The Bloody Sunday Inquiry/Day 392: The chairman of the Bloody Sunday Inquiry said yesterday that the tribunal would take no action in the short term against Sinn Féin's chief negotiator, Mr Martin McGuinness, who has refused to tell the hearing the names of his Provisional IRA associates on Bloody Sunday.
The Sinn Féin Mid-Ulster MP told the inquiry during his two days in the witness box, on Tuesday and Wednesday of this week, that out of "a code of honour", he would not, either in public or in private, reveal the names of people who were members of the Provisional IRA at the time of the Bloody Sunday killings in January 1972.
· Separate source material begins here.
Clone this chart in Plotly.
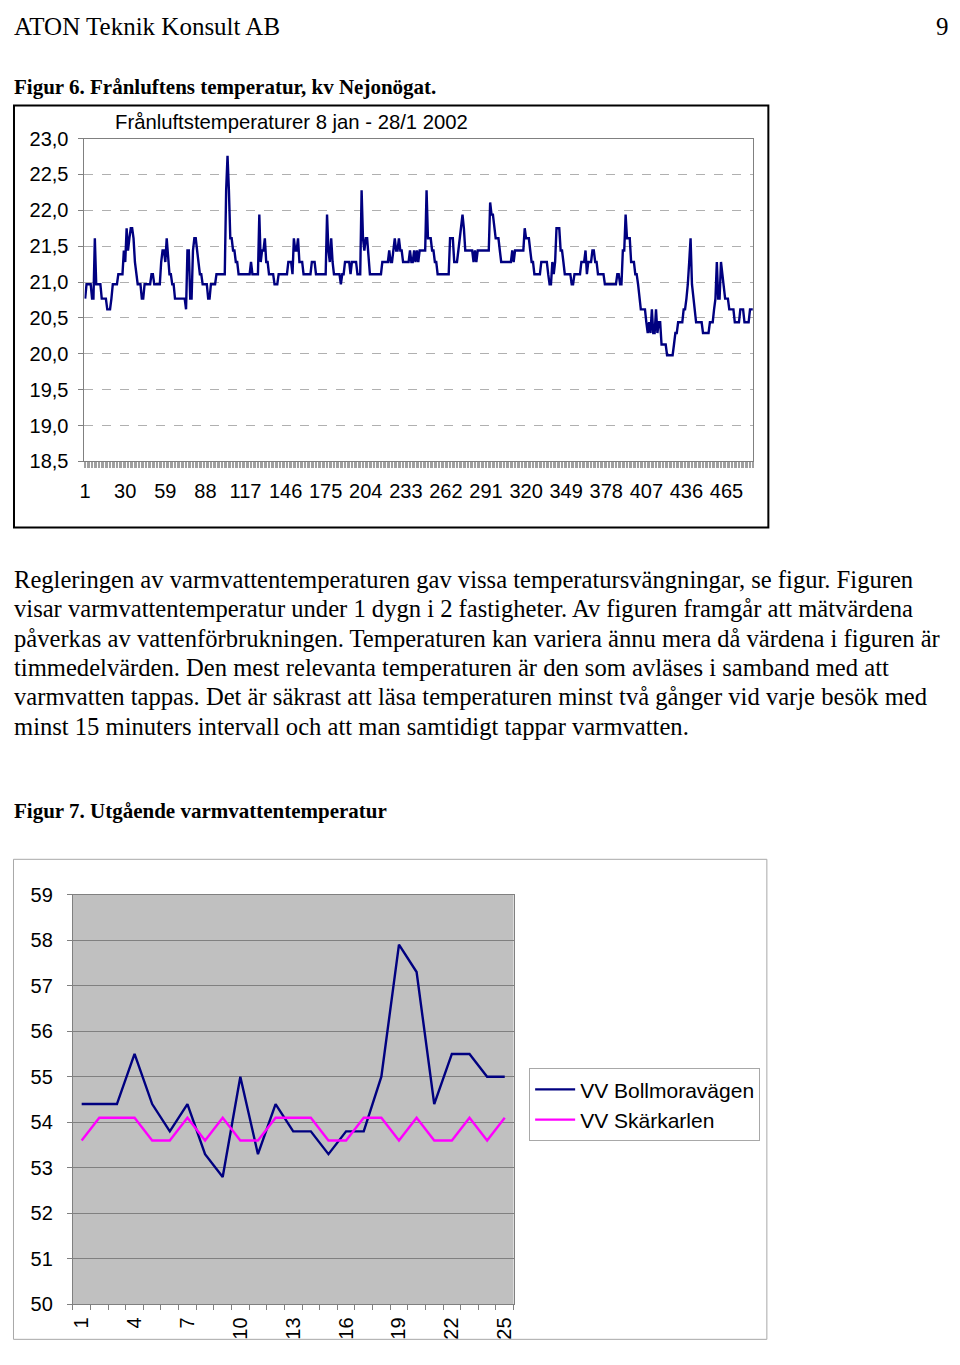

Mr McGuinness, who was second-in-command of the Provisional IRA locally when paratroopers shot dead 13 civilians and wounded 13 others during an anti-internment march in the Bogside area of Derry, was warned at the conclusion of his evidence by Lord Saville that the inquiry "will have to consider what steps we take in relation to your refusal to answer".
Yesterday, however, Lord Saville said that he and his two colleagues, Justice William Hoyt and Justice John Toohey, had considered overnight Mr McGuinness's stance.
The Law Lord said the inquiry acknowledged that Mr McGuinness has called on anyone with information about Bloody Sunday to give evidence. The chairman also said that the inquiry was itself attempting to identify IRA members from the time.
"As is well known, the inquiry has been engaged for some time in seeking statements from a number of witnesses who fall into the category I have described. Several witnesses have indeed come forward or have indicated an intention to do so, and several are in fact in the process of providing us with statements.
"That process is continuing. In the circumstances that have arisen, it seems to us as important as it can be that all relevant individuals do come forward as soon as possible. If they do, the significance of Mr McGuinness's refusal to tell us who they are may no longer have much, if any, significance. Consequently we take the view that the proper course for us now to take is to defer consideration of the question until we have seen the results of the process to which I have referred," he said.
Meanwhile the inquiry heard for the first time yesterday from a witness who was a member of the Official IRA on Bloody Sunday. Known as O IRA 2, and granted anonymity, he gave his evidence in Derry's Guildhall.
He told the 392nd day of the tribunal that he was a member of the Official IRA's command staff on Bloody Sunday and that, hours before the march, he went with another Official IRA member to retrieve a .303 rifle from "a static arms dump" in Colmcille Court.
The witness said that the rifle was damaged with its front sight either broken or missing but because the Officials were so poorly armed, they couldn't afford to lose any weapons.
"Just after we got the gun from the dump, we could hear some sort of confrontation going on at the junction of William Street and Chamberlain Street," he said.
"Just then I heard someone in the crowd shouting 'Two boys have been shot' or something like that," he added.
O IRA 2 said that the volunteer he was with then fired an aimed shot from the .303 rifle at a soldier they'd spotted on the roof of a Presbyterian church building on the edge of the Bogside. "He was aiming his rifle at the crowd and we both automatically assumed that he must have been the one who shot the boys," he said.
"The individual I was with took the .303 rifle we had collected, aimed it at the soldier on the roof of the Presbyterian church and fired one shot. I kept my eyes on the soldier as he did so and when he fired, I thought the soldier moved backwards and down, away from his position and out of sight."
The witness resumes his evidence to the inquiry on Monday.